* STATED TASK *
Starting at the top of the listing, extract every line up to and including the one with "import matplotlib.pyplot as plt". Pictures stay out of the copy.

* MATERIAL PROVIDED *
------------------------------------------------------------

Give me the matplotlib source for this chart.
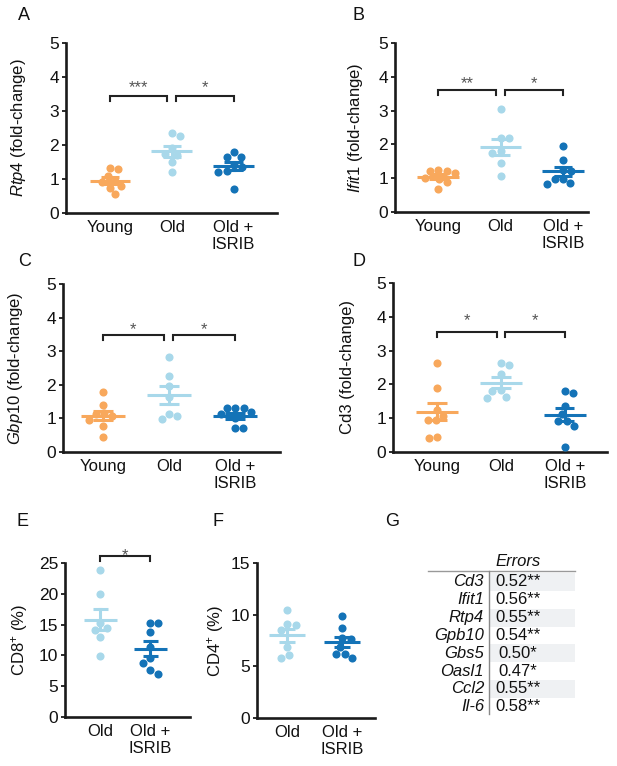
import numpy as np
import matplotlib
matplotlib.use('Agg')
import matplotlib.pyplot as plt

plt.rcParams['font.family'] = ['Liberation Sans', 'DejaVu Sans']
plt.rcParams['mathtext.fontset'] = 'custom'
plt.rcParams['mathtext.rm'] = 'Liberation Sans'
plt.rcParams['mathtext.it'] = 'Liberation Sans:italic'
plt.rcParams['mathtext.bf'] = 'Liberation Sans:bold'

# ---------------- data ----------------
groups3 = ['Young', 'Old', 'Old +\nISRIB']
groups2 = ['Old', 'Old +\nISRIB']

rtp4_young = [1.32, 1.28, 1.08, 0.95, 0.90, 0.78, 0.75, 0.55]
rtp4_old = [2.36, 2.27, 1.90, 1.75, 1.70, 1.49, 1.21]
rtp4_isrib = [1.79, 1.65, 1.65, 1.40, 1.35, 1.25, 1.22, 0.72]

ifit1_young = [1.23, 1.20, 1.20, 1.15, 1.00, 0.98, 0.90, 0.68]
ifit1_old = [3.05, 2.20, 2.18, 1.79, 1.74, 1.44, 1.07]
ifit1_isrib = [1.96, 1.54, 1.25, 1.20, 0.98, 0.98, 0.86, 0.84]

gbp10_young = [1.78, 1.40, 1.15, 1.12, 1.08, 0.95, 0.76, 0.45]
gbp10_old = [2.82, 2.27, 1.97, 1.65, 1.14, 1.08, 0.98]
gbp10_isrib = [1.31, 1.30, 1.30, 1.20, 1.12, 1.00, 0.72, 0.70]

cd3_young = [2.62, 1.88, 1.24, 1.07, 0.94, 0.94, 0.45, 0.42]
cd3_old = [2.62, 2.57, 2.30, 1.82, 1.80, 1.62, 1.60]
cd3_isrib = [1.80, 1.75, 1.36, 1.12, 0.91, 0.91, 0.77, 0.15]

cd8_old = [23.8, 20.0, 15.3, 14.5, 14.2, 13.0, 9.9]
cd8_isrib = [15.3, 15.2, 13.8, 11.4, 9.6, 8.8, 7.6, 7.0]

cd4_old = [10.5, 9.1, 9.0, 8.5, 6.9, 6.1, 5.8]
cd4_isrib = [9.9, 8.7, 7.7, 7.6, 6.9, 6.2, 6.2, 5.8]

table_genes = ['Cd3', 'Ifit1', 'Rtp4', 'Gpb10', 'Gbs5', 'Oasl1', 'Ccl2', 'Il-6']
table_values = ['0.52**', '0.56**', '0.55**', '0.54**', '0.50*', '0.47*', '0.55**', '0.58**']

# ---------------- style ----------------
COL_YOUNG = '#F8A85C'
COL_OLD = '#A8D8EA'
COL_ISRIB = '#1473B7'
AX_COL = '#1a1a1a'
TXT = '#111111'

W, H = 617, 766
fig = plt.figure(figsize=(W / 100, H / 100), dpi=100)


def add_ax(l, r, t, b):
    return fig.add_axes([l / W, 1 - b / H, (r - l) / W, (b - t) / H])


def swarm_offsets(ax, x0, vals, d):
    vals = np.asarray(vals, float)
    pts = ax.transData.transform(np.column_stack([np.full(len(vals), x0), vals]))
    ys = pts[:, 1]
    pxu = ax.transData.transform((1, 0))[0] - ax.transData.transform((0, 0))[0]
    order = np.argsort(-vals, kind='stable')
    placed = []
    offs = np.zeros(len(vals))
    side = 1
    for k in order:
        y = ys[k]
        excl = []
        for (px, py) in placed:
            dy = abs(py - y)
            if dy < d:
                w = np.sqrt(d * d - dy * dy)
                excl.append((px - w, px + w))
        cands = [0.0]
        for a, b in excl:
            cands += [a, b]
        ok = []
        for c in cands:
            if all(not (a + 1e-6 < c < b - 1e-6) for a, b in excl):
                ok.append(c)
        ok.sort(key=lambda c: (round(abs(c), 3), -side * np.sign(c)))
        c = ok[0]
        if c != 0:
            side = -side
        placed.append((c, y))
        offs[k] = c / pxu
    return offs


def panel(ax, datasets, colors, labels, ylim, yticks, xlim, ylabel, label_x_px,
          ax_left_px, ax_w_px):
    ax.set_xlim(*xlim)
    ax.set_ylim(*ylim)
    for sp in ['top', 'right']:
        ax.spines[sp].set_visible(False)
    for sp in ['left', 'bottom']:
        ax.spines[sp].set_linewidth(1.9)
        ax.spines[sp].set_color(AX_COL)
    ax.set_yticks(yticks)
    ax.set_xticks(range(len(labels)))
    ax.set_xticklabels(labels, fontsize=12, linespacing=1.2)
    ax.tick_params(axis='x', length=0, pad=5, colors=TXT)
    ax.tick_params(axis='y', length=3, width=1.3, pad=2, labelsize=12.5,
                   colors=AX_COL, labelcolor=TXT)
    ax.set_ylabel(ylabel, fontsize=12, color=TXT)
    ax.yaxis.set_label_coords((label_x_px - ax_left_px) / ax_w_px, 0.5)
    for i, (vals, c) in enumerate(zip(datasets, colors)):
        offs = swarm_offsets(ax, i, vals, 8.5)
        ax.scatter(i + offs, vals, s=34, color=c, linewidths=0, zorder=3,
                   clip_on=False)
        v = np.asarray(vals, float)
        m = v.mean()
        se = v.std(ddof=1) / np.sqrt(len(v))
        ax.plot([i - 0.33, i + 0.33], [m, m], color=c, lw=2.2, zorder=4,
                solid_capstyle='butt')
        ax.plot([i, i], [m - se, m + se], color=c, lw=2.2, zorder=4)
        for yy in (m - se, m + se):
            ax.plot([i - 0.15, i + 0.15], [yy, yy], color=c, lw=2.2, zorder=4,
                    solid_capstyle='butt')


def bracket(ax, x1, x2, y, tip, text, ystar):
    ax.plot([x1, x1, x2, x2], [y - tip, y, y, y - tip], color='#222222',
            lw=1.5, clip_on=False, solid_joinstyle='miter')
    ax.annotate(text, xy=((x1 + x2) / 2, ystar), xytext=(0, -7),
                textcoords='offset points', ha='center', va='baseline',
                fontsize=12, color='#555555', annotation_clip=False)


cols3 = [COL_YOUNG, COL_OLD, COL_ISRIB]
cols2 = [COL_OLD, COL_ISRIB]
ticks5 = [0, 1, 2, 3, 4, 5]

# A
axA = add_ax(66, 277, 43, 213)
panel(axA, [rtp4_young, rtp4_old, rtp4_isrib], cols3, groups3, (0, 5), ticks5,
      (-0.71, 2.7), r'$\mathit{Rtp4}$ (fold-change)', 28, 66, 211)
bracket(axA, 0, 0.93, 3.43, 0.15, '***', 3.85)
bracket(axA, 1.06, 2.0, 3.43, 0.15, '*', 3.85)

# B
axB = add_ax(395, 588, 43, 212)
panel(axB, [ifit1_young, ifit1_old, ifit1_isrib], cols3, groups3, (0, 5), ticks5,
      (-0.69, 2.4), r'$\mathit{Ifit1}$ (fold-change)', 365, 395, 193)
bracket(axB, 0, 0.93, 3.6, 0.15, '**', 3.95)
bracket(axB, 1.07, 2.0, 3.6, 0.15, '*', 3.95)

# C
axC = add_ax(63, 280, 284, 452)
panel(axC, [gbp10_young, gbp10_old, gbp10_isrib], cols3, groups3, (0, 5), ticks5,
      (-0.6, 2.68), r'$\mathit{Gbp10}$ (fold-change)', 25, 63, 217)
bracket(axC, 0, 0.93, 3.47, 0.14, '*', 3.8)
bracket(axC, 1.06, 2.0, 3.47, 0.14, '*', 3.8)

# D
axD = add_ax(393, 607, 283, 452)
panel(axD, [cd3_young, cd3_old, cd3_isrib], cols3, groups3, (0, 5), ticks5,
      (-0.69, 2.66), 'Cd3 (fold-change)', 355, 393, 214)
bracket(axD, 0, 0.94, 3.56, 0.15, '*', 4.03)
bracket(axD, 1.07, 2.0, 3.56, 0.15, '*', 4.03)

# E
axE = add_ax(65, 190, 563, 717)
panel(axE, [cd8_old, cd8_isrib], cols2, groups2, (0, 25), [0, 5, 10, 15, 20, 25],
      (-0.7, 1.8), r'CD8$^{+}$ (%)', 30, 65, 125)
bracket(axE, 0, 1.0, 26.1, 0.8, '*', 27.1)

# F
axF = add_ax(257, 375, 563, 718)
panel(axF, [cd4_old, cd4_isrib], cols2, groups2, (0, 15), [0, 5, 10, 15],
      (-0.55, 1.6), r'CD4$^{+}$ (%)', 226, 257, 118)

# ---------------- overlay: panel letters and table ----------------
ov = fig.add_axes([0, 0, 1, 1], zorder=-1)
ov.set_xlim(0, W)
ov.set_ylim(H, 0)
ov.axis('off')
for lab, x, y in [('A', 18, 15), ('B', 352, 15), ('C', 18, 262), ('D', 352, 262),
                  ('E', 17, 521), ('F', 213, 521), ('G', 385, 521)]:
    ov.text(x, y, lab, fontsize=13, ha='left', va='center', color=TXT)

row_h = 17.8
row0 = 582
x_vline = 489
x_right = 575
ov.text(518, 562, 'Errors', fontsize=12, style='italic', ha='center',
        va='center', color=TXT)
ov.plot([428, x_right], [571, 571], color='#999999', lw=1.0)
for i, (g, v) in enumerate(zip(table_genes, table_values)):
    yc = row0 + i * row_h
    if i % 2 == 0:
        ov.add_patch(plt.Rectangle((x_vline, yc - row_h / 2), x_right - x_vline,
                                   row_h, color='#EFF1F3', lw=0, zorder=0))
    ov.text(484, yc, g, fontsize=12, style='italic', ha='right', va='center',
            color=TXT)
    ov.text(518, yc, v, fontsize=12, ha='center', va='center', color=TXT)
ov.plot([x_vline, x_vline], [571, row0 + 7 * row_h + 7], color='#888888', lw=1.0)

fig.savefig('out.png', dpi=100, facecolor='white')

------------------------------------------------------------

* ANSWER FOR THIS EXERCISE *
Give me the matplotlib source for this chart.
import numpy as np
import matplotlib
matplotlib.use('Agg')
import matplotlib.pyplot as plt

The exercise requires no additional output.